Billboard Hot 100: all about money and popularity?

Since its creation in 1958 by the eponymous magazine, the Billboard Hot 100 has become the standard weekly record chart in the US. Based on sales, radio play and online streaming in the US, this ranking values popularity and profit.

This profit-making and popularity-oriented ranking system is ambiguous and hard to grasp, as it is highly interactive and interrelated to the audience’s preferences. Let me explain. If the ranking relies on sales, radio play and online streaming, it means that it primarily depends on the audience’s tastes, as they are the one consuming and purchasing t he musical content. However, the mass audience’s opinion is, by the moment they purchase a song, already influenced by the charts that gives them a directional on what to listen. This mechanism creates a sort of loop where the charts influence the audience who then influences the charts.

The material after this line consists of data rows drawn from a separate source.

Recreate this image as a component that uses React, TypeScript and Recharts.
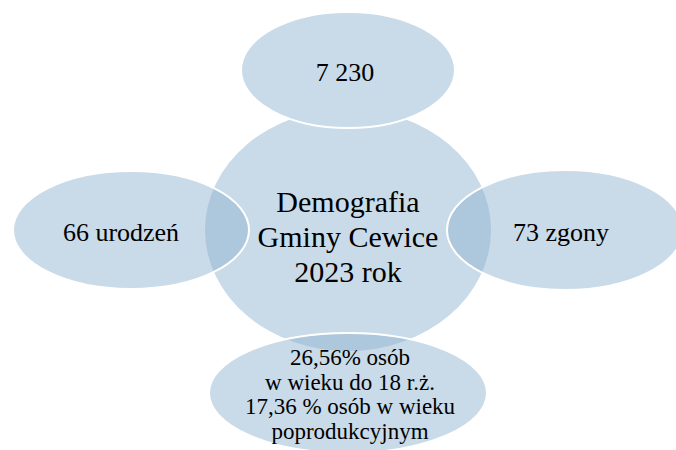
import React from 'react';
import { ScatterChart, Scatter, XAxis, YAxis } from 'recharts';

// text of each node, one entry per line
const centerLines = ['Demografia', 'Gminy Cewice', '2023 rok'];
const populationLines = ['7 230'];
const deathLines = ['73 zgony'];
const ageLines = ['26,56% osób', 'w wieku do 18 r.ż.', '17,36 % osób w wieku', 'poprodukcyjnym'];
const birthLines = ['66 urodzeń'];

const nodeLabels = [centerLines, populationLines, deathLines, ageLines, birthLines];

// radial layout: hub in the middle, satellites placed by angle and distance
const WIDTH = 676;
const HEIGHT = 450;
const HUB = { x: 348, y: 230 };
const SERIF = 'Times New Roman, Liberation Serif, serif';
const SEMI = { fill: '#8eb2cf', fillOpacity: 0.48, stroke: '#ffffff' };
const SOLID = { fill: '#c9dae8', fillOpacity: 1, stroke: '#ffffff' };

const layout = [
  { angle: 0, dist: 0, rx: 143, ry: 121, fontSize: 30, lineHeight: 35, dx: 0, dy: 6, ...SOLID, stroke: 'none' },
  { angle: 90, dist: 160, rx: 107, ry: 58, fontSize: 26, lineHeight: 28, dx: -3, dy: 2, ...SOLID },
  { angle: 0, dist: 217, rx: 118, ry: 60, fontSize: 26, lineHeight: 28, dx: -4, dy: 2, ...SEMI },
  { angle: 270, dist: 163, rx: 139, ry: 60, fontSize: 23, lineHeight: 24.5, dx: 2, dy: 1, ...SEMI },
  { angle: 180, dist: 217, rx: 118, ry: 59, fontSize: 26, lineHeight: 28, dx: -10, dy: 2, ...SEMI },
];

const nodes = nodeLabels.map((lines, i) => {
  const l = layout[i];
  const rad = (l.angle * Math.PI) / 180;
  return {
    x: HUB.x + l.dist * Math.cos(rad),
    y: HUB.y - l.dist * Math.sin(rad),
    lines,
    idx: i,
  };
});

const NodeShape = (props: any) => {
  const { cx, cy, payload } = props;
  if (cx == null || cy == null) return null;
  const l = layout[payload.idx];
  const lines: string[] = payload.lines;
  const firstY = cy + l.dy - ((lines.length - 1) * l.lineHeight) / 2;
  return (
    <g>
      <ellipse
        cx={cx}
        cy={cy}
        rx={l.rx}
        ry={l.ry}
        fill={l.fill}
        fillOpacity={l.fillOpacity}
        stroke={l.stroke}
        strokeWidth={2}
      />
      <text
        x={cx + l.dx}
        textAnchor="middle"
        dominantBaseline="central"
        style={{ fontFamily: SERIF, fontSize: l.fontSize }}
        fill="#000000"
      >
        {lines.map((line, j) => (
          <tspan key={j} x={cx + l.dx} y={firstY + j * l.lineHeight}>
            {line}
          </tspan>
        ))}
      </text>
    </g>
  );
};

export default function App() {
  return (
    <div style={{ position: 'absolute', left: 0, top: 0, width: WIDTH, height: HEIGHT, background: '#ffffff', fontFamily: SERIF }}>
      <ScatterChart width={WIDTH} height={HEIGHT} margin={{ top: 0, right: 0, bottom: 0, left: 0 }}>
        <XAxis type="number" dataKey="x" domain={[0, WIDTH]} hide />
        <YAxis type="number" dataKey="y" domain={[0, HEIGHT]} reversed hide />
        <Scatter data={nodes} shape={NodeShape} isAnimationActive={false} />
      </ScatterChart>
    </div>
  );
}
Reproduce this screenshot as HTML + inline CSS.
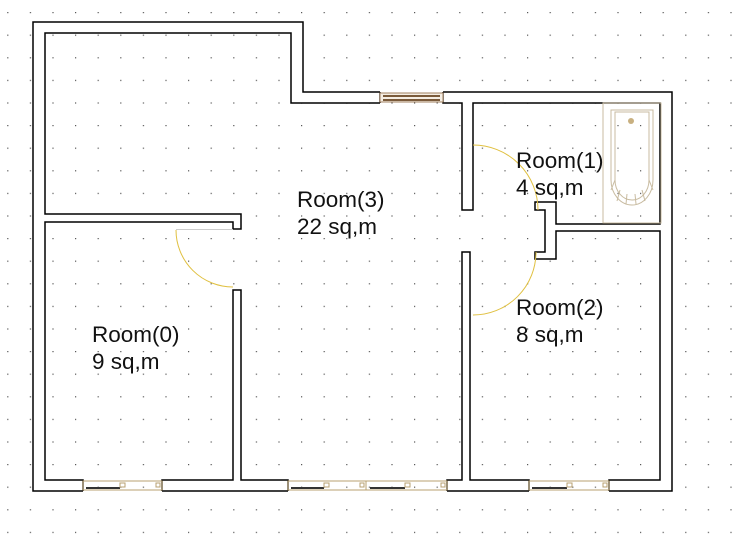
<!DOCTYPE html>
<html><head><meta charset="utf-8"><style>
html,body{margin:0;padding:0;background:#fff;}
svg{display:block;}
text{font-family:"Liberation Sans",sans-serif;font-size:22.5px;fill:#111;}
</style></head><body>
<svg width="738" height="539" viewBox="0 0 738 539" xmlns="http://www.w3.org/2000/svg">
<defs>
<pattern id="g" x="7.2" y="12" width="22.6" height="22.6" patternUnits="userSpaceOnUse">
<rect x="0" y="0" width="1.2" height="1.2" fill="#555"/>
</pattern>
</defs>
<rect width="738" height="539" fill="#fff"/>
<rect width="738" height="539" fill="url(#g)"/>
<g fill="#fff" stroke="none">
<polygon points="33,22 303,22 303,92 380,92 380,103 291,103 291,33 45,33 45,480 83,480 83,491 33,491"/>
<rect x="443" y="92" width="229" height="11"/>
<rect x="660" y="92" width="12" height="399"/>
<rect x="609" y="480" width="63" height="11"/>
<rect x="447" y="480" width="82" height="11"/>
<rect x="162" y="480" width="126" height="11"/>
<rect x="462" y="103" width="11" height="107"/>
<rect x="462" y="252" width="8" height="228"/>
<rect x="233" y="290" width="8" height="190"/>
<rect x="45" y="214" width="196" height="8"/>
<rect x="233" y="214" width="8" height="15"/>
<rect x="556" y="224" width="104" height="7"/>
<rect x="535" y="202" width="21" height="57"/>
</g>
<g fill="none" stroke="#000" stroke-width="1.5">
<polyline points="380,92 303,92 303,22 33,22 33,491 83,491"/>
<polyline points="443,92 672,92 672,491 609,491"/>
<line x1="447" y1="491" x2="529" y2="491"/>
<line x1="162" y1="491" x2="288" y2="491"/>
<polyline points="380,103 291,103 291,33 45,33 45,214 241,214 241,229 233,229 233,222 45,222 45,480 83,480 83,491"/>
<line x1="380" y1="92" x2="380" y2="103"/>
<polyline points="443,92 443,103 462,103 462,210 473,210 473,103 660,103 660,224 556,224 556,202 535,202 535,210 545,210 545,252 535,252 535,259 556,259 556,231 660,231 660,480 609,480 609,491"/>
<polyline points="529,491 529,480 470,480 470,252 462,252 462,480 447,480 447,491"/>
<polyline points="288,491 288,480 241,480 241,290 233,290 233,480 162,480 162,491"/>
</g>
<g stroke="#a08060" fill="none" stroke-width="1">
<rect x="380" y="93" width="63" height="9" fill="#f5eee4"/>
<line x1="383" y1="96" x2="440" y2="96" stroke="#7a5a3a" stroke-width="2"/>
<line x1="383" y1="100" x2="440" y2="100" stroke="#7a5a3a" stroke-width="2"/>
</g>
<g stroke="#b8a070" fill="none" stroke-width="1">
<rect x="83" y="481" width="79" height="9"/>
<rect x="288" y="481" width="78" height="9"/>
<rect x="366" y="481" width="81" height="9"/>
<rect x="529" y="481" width="80" height="9"/>
</g>
<g stroke="#333" stroke-width="2">
<line x1="86" y1="488" x2="120" y2="488"/>
<line x1="291" y1="488" x2="324" y2="488"/>
<line x1="370" y1="488" x2="405" y2="488"/>
<line x1="532" y1="488" x2="567" y2="488"/>
</g>
<g stroke="#b8a070" fill="#fff" stroke-width="1">
<rect x="120" y="483" width="5" height="4"/><rect x="156" y="483" width="4" height="4"/>
<rect x="324" y="483" width="5" height="4"/><rect x="360" y="483" width="4" height="4"/>
<rect x="405" y="483" width="5" height="4"/><rect x="441" y="483" width="4" height="4"/>
<rect x="567" y="483" width="5" height="4"/><rect x="603" y="483" width="4" height="4"/>
</g>
<g fill="none" stroke="#e0c040" stroke-width="1">
<path d="M473,145 A65,65 0 0 1 538,210"/>
<path d="M536,252 A63,63 0 0 1 473,315"/>
<path d="M176,230 A57,57 0 0 0 233,287"/>
</g>
<line x1="176" y1="229.5" x2="233" y2="229.5" stroke="#ccc" stroke-width="1"/>
<g fill="none" stroke="#c8bba0" stroke-width="1">
<rect x="603" y="103" width="58" height="120"/>
<path d="M611,110 H653 V180 A21,25 0 0 1 611,180 Z"/>
<path d="M615,112 H649 V180 A17,20 0 0 1 615,180 Z"/>
<path d="M615,180 L611,190 M620,190 L617,201 M627,194 L626,204 M635,194 L636,204 M642,190 L645,201 M649,180 L653,190"/>
</g>
<circle cx="631" cy="121" r="3" fill="#c8b080"/>
<text x="297" y="207">Room(3)</text>
<text x="297" y="234">22 sq,m</text>
<text x="92" y="342">Room(0)</text>
<text x="92" y="369">9 sq,m</text>
<text x="516" y="168">Room(1)</text>
<text x="516" y="195">4 sq,m</text>
<text x="516" y="315">Room(2)</text>
<text x="516" y="342">8 sq,m</text>
</svg>
</body></html>
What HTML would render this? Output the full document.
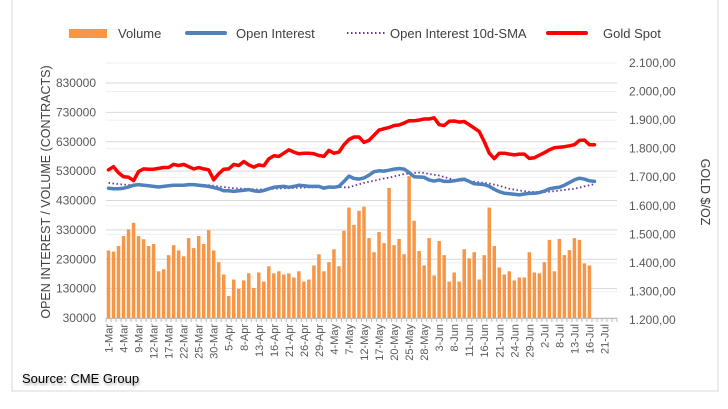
<!DOCTYPE html>
<html><head><meta charset="utf-8"><style>
html,body{margin:0;padding:0;background:#fff;}
svg{display:block;font-family:"Liberation Sans",sans-serif;}
</style></head><body>
<svg id="chart" width="728" height="409" viewBox="0 0 728 409" xmlns="http://www.w3.org/2000/svg">
<rect x="12" y="-2" width="706" height="393" fill="#fff" stroke="#d9d9d9"/>
<g id="legend" font-size="13" fill="#404040">
  <g><rect x="69" y="29" width="38" height="9" fill="#f79646"/><text x="118" y="38">Volume</text></g>
  <g><line x1="187" y1="33" x2="225" y2="33" stroke="#4f81bd" stroke-width="4" stroke-linecap="round"/><text x="236" y="38">Open Interest</text></g>
  <g><line x1="347" y1="33" x2="385" y2="33" stroke="#7030a0" stroke-width="2" stroke-dasharray="1.5 2.5"/><text x="390" y="38">Open Interest 10d-SMA</text></g>
  <g><line x1="548" y1="33" x2="586" y2="33" stroke="#ff0000" stroke-width="4" stroke-linecap="round"/><text x="603" y="38">Gold Spot</text></g>
</g>
<g id="grid"></g>
<g id="bars"></g>
<g id="lines"></g>
<g id="axes"></g>
<text transform="translate(50,192) rotate(-90)" text-anchor="middle" font-size="12.5" fill="#404040">OPEN INTEREST / VOLUME (CONTRACTS)</text>
<text transform="translate(701,192) rotate(90)" text-anchor="middle" font-size="12.5" fill="#404040">GOLD $/OZ</text>
<text x="22" y="383" font-size="13" fill="#000" style="text-shadow:1px 2px 2px rgba(0,0,0,0.35)">Source: CME Group</text>
</svg>
<script>
const dates = ["1-Mar","4-Mar","9-Mar","12-Mar","17-Mar","22-Mar","25-Mar","30-Mar","5-Apr","8-Apr","13-Apr","16-Apr","21-Apr","26-Apr","29-Apr","4-May","7-May","12-May","17-May","20-May","25-May","28-May","3-Jun","8-Jun","11-Jun","16-Jun","21-Jun","24-Jun","29-Jun","2-Jul","8-Jul","13-Jul","16-Jul","21-Jul"];
const leftTicks = [30000,130000,230000,330000,430000,530000,630000,730000,830000];
const rightTicks = ["1.200,00","1.300,00","1.400,00","1.500,00","1.600,00","1.700,00","1.800,00","1.900,00","2.000,00","2.100,00"];
const rightTickValues = [1200,1300,1400,1500,1600,1700,1800,1900,2000,2100];
const volume = [260,256,275,309,332,354,309,298,275,282,189,196,244,278,260,240,302,268,309,282,329,260,220,178,105,161,129,158,182,132,185,154,206,182,189,178,182,168,189,154,161,209,247,189,220,264,206,327,406,347,395,409,302,254,323,285,473,278,299,247,513,361,258,209,302,175,292,244,154,185,154,264,233,254,161,244,406,275,202,178,189,158,168,168,254,185,182,220,296,189,299,244,261,302,296,216,209];
const openInterest = [472,470,470,472,476,482,484,482,480,478,476,478,480,482,482,482,484,484,482,480,478,474,470,463,463,461,463,465,467,463,461,464,470,475,477,478,475,478,482,480,478,478,478,472,476,475,478,495,513,505,503,507,516,528,531,530,533,537,539,537,525,511,510,509,500,496,500,495,495,497,500,502,495,487,486,484,478,468,460,455,453,451,449,452,454,455,457,462,470,473,475,482,491,500,506,503,497,495];
const oiSma = [490,488,486,484,483,482,481,480,479,478,478,479,480,480,481,481,482,482,482,482,482,480,478,476,474,472,471,470,469,468,467,468,469,470,471,472,472,473,474,474,475,475,476,476,476,476,476,475,475,480,485,490,494,497,501,505,508,512,516,520,522,524,525,524,520,518,515,510,505,500,498,497,495,494,492,490,488,484,480,475,470,467,464,462,460,459,459,459,460,462,464,466,468,470,474,478,482,486];
const gold = [1726,1737,1716,1702,1700,1688,1720,1729,1728,1728,1731,1734,1734,1745,1741,1745,1737,1729,1734,1729,1726,1691,1712,1728,1729,1745,1741,1755,1743,1735,1743,1740,1764,1775,1773,1784,1796,1788,1782,1784,1784,1782,1776,1773,1794,1784,1788,1814,1832,1841,1841,1822,1829,1847,1865,1870,1874,1881,1883,1890,1898,1898,1900,1904,1904,1908,1884,1881,1896,1897,1893,1895,1884,1872,1860,1825,1784,1765,1784,1784,1781,1778,1781,1781,1766,1768,1777,1786,1796,1803,1805,1807,1810,1814,1829,1830,1814,1814];

const NS="http://www.w3.org/2000/svg";
const X0=106, X1=617, NCAT=102, STEP=(X1-X0)/NCAT;
const YB=318, YT=83;
function xc(i){return X0+STEP*(i+0.5);}
function yL(k){return YB-(k*1000-30000)/800000*(YB-YT);}       // k in thousands
function yLv(v){return YB-(v-30000)/800000*(YB-YT);}
const RB=320, RT=63;
function yR(v){return RB-(v-1200)/900*(RB-RT);}
function mk(tag,attrs,parent){const e=document.createElementNS(NS,tag);for(const k in attrs)e.setAttribute(k,attrs[k]);parent.appendChild(e);return e;}

const grid=document.getElementById('grid');
rightTickValues.forEach(v=>{
  const l=mk('line',{x1:X0,x2:X1,y1:yR(v),y2:yR(v),stroke:'#efefef','stroke-width':1},grid);
  
  
});
leftTicks.forEach(v=>{
  const l=mk('line',{x1:X0,x2:X1,y1:yLv(v),y2:yLv(v),stroke:'#d9d9d9','stroke-width':1},grid);
  
  
});

const bars=document.getElementById('bars');
volume.forEach((v,i)=>{
  const y=yL(v);
  const r=mk('rect',{x:xc(i)-1.75,y:y,width:3.5,height:YB-y,fill:'#f79646'},bars);
  
  
});

const lines=document.getElementById('lines');
function path(arr,fy){return arr.map((v,i)=>(i?'L':'M')+xc(i).toFixed(1)+','+fy(v).toFixed(1)).join('');}
const p1=mk('path',{d:path(oiSma,yL),fill:'none',stroke:'#7030a0','stroke-width':1.8,'stroke-dasharray':'1.5 2.5'},lines);


const p2=mk('path',{d:path(openInterest,yL),fill:'none',stroke:'#4f81bd','stroke-width':3.5,'stroke-linejoin':'round','stroke-linecap':'round'},lines);


const p3=mk('path',{d:path(gold,yR),fill:'none',stroke:'#ff0000','stroke-width':3.5,'stroke-linejoin':'round','stroke-linecap':'round'},lines);



const axes=document.getElementById('axes');
const xa=mk('line',{x1:X0,x2:X1,y1:YB+0.5,y2:YB+0.5,stroke:'#bfbfbf'},axes);


for(let i=0;i<=NCAT;i++){
  const x=X0+STEP*i;
  const t=mk('line',{x1:x,x2:x,y1:YB,y2:YB+4,stroke:'#bfbfbf'},axes);
  
  
}
dates.forEach((d,j)=>{
  const x=xc(j*3)+4;
  const t=mk('text',{transform:`translate(${x},${YB+6}) rotate(-90)`,'text-anchor':'end','font-size':11,fill:'#595959'},axes);
  t.textContent=d;
  
  
});
leftTicks.forEach(v=>{
  const t=mk('text',{x:96,y:yLv(v)+4,'text-anchor':'end','font-size':12,fill:'#595959'},axes);
  t.textContent=String(v);
  
  
});
rightTicks.forEach((s,i)=>{
  const t=mk('text',{x:629,y:yR(rightTickValues[i])+4,'font-size':12,fill:'#595959'},axes);
  t.textContent=s;
  
  
});
</script>
</body></html>
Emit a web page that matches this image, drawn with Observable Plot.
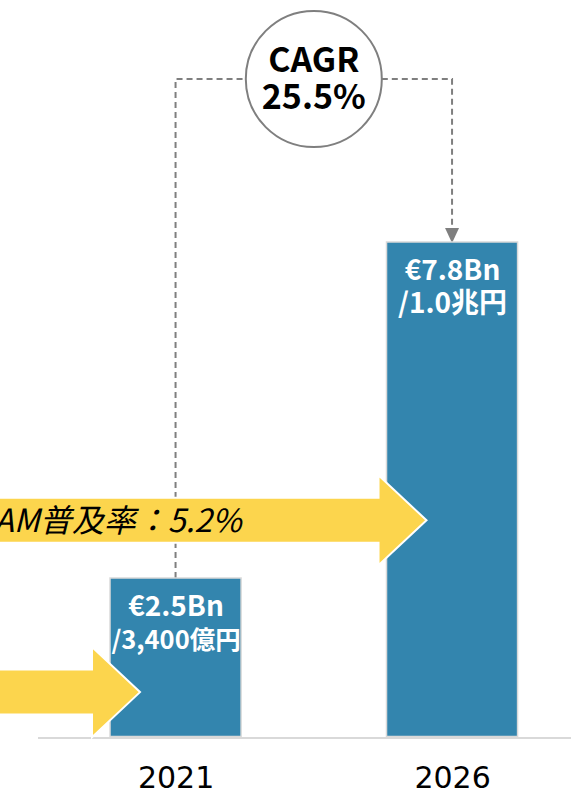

In this case, we can observe that the commodification of musical content can lead to what Noelle-Neumann introduces as the ‘narrowing process’. This concept illustrates how the interaction between cultural industry practices and public opinion leads to a constant narrowing range of opinions displayed, due to pressures of social conformity. Applied to the case of the Billboard Hot 100, we can see how media creates a narrowing of opinion by redirecting the audience towards a certain musical content they want them to hear. 

However, Noelle-Neumann mentions how his process leads to a ‘spiral of silence’ that triggers a homogenisation of the visible content; the idea of mass is well depicted in this spiral where popular content is offered to the mass audience who is satisfied by this content and therefore promotes it by consuming it; it is a never-ending loop  that promotes a specific, homogenised musical content, while keeping the rest quiet. 

The issue of conformity and standardisation arises; if only a certain kind of music is visible to the audience, a huge amount of eclectic and good-quality music is kept quiet; the problem of commodification of culture here is that music becomes a standardised content and diversity and difference don’t prevail anymore. If the artists on the Hot 100 are the one who receive the attention and the funds, they are the one who will most likely have the means to keep making music. This spiral widens the gap between heard and unheard musicians and reinforces the narrowing process of musical content.  In this light, music rankings are a thought-through process that media companies use to divulge a certain content that will benefit to them the most. Audience, content and media companies are closely interrelated and interact in some ways that keep this spiral of selectivity going by creating a mainstream content.

‘The whole structure of popular music is standardized, even where the attempt is made to circumvent standardization. Standardization extends from the most general features to the most specific ones.’ (Adorno, 1941)

A video who gives an insight on standardisation and homogenisation of pop music

Furthermore, in this ranking system, ‘quality’ means ‘sales’ and ‘popularity’ rather than actual musical value such as lyrics, instrumental quality, rhythm and musicality and so on. The industrialisation of music, where a song is now a ‘product’ made to be sold, has dual consequences; even though it’s an opportunity for artists to make profit from their music, it can lead to the standardisation of content. The risk of this mechanism where content end up being highlighted because it reaches the widest audiences – and is, therefore,  in economic terms, the most profitable – is high: no musical content that diverts from this ‘pattern’ established by popular media platforms such as Billboard would therefore be brought up to the audience. 

Even though profit is necessary to the music industry in order to keep producing musical content, and even though popularity rankings are inevitable, the system of ranking itself could rely on a more diverse system of ranking where talented but less promoted artist would have a chance of gaining more recognition for their work.